┌──

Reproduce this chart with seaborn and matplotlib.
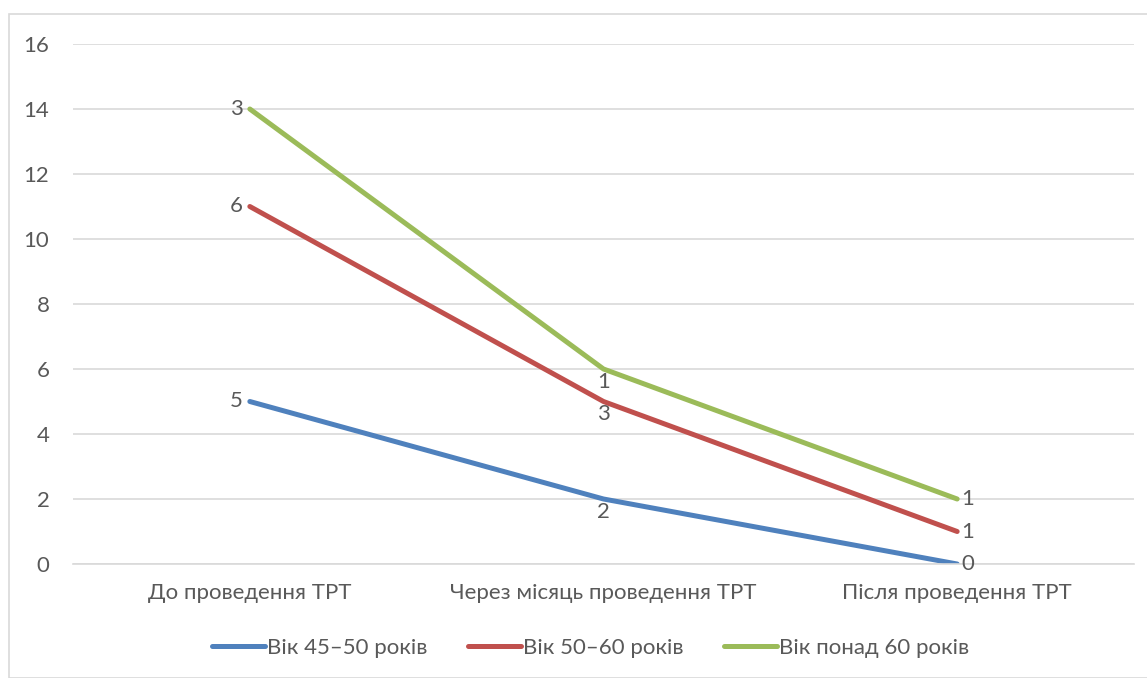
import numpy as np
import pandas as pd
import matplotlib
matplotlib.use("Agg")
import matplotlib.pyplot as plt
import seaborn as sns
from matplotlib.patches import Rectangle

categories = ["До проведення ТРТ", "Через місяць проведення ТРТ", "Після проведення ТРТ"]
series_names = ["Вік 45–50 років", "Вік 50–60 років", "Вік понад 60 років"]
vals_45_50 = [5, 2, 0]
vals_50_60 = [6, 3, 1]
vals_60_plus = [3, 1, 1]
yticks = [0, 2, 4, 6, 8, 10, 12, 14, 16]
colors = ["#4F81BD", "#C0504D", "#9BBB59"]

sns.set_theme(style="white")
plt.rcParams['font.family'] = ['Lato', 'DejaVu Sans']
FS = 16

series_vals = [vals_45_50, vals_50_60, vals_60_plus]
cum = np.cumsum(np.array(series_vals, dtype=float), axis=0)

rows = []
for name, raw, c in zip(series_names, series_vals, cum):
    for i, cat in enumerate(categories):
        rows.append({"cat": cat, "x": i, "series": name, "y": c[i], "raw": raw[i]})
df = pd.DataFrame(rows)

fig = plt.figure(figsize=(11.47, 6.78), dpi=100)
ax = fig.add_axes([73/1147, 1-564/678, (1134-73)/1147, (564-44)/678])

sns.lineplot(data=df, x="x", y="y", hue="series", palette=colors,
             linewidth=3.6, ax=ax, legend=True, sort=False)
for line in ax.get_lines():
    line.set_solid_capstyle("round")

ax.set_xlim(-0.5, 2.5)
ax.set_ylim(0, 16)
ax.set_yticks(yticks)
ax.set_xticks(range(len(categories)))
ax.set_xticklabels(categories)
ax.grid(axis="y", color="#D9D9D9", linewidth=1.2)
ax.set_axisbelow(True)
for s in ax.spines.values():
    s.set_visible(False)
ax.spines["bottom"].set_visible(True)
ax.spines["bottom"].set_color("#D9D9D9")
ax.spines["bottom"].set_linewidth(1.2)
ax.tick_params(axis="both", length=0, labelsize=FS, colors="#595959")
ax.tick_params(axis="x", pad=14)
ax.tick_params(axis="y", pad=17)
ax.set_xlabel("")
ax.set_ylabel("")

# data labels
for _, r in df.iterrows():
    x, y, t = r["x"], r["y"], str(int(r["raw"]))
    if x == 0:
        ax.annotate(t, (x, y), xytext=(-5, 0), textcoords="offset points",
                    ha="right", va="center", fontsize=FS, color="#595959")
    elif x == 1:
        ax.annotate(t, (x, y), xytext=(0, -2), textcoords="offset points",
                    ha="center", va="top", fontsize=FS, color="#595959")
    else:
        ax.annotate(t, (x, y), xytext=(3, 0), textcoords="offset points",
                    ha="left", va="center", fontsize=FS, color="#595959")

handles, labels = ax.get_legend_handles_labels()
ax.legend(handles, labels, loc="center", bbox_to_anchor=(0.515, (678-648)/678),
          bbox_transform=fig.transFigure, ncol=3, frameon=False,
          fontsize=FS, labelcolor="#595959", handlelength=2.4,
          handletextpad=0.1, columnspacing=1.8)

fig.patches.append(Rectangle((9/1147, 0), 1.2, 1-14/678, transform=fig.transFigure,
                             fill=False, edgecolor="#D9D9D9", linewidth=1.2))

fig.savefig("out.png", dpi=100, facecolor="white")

└──

Given problem
Reproduce each line exactly, please, except for any pictures.

Answer to this exercise
Reproduce this chart with seaborn and matplotlib.
import numpy as np
import pandas as pd
import matplotlib
matplotlib.use("Agg")
import matplotlib.pyplot as plt
import seaborn as sns
from matplotlib.patches import Rectangle

categories = ["До проведення ТРТ", "Через місяць проведення ТРТ", "Після проведення ТРТ"]
series_names = ["Вік 45–50 років", "Вік 50–60 років", "Вік понад 60 років"]
vals_45_50 = [5, 2, 0]
vals_50_60 = [6, 3, 1]
vals_60_plus = [3, 1, 1]
yticks = [0, 2, 4, 6, 8, 10, 12, 14, 16]
colors = ["#4F81BD", "#C0504D", "#9BBB59"]

sns.set_theme(style="white")
plt.rcParams['font.family'] = ['Lato', 'DejaVu Sans']
FS = 16

series_vals = [vals_45_50, vals_50_60, vals_60_plus]
cum = np.cumsum(np.array(series_vals, dtype=float), axis=0)

rows = []
for name, raw, c in zip(series_names, series_vals, cum):
    for i, cat in enumerate(categories):
        rows.append({"cat": cat, "x": i, "series": name, "y": c[i], "raw": raw[i]})
df = pd.DataFrame(rows)

fig = plt.figure(figsize=(11.47, 6.78), dpi=100)
ax = fig.add_axes([73/1147, 1-564/678, (1134-73)/1147, (564-44)/678])

sns.lineplot(data=df, x="x", y="y", hue="series", palette=colors,
             linewidth=3.6, ax=ax, legend=True, sort=False)
for line in ax.get_lines():
    line.set_solid_capstyle("round")

ax.set_xlim(-0.5, 2.5)
ax.set_ylim(0, 16)
ax.set_yticks(yticks)
ax.set_xticks(range(len(categories)))
ax.set_xticklabels(categories)
ax.grid(axis="y", color="#D9D9D9", linewidth=1.2)
ax.set_axisbelow(True)
for s in ax.spines.values():
    s.set_visible(False)
ax.spines["bottom"].set_visible(True)
ax.spines["bottom"].set_color("#D9D9D9")
ax.spines["bottom"].set_linewidth(1.2)
ax.tick_params(axis="both", length=0, labelsize=FS, colors="#595959")
ax.tick_params(axis="x", pad=14)
ax.tick_params(axis="y", pad=17)
ax.set_xlabel("")
ax.set_ylabel("")

# data labels
for _, r in df.iterrows():
    x, y, t = r["x"], r["y"], str(int(r["raw"]))
    if x == 0:
        ax.annotate(t, (x, y), xytext=(-5, 0), textcoords="offset points",
                    ha="right", va="center", fontsize=FS, color="#595959")
    elif x == 1:
        ax.annotate(t, (x, y), xytext=(0, -2), textcoords="offset points",
                    ha="center", va="top", fontsize=FS, color="#595959")
    else:
        ax.annotate(t, (x, y), xytext=(3, 0), textcoords="offset points",
                    ha="left", va="center", fontsize=FS, color="#595959")

handles, labels = ax.get_legend_handles_labels()
ax.legend(handles, labels, loc="center", bbox_to_anchor=(0.515, (678-648)/678),
          bbox_transform=fig.transFigure, ncol=3, frameon=False,
          fontsize=FS, labelcolor="#595959", handlelength=2.4,
          handletextpad=0.1, columnspacing=1.8)

fig.patches.append(Rectangle((9/1147, 0), 1.2, 1-14/678, transform=fig.transFigure,
                             fill=False, edgecolor="#D9D9D9", linewidth=1.2))

fig.savefig("out.png", dpi=100, facecolor="white")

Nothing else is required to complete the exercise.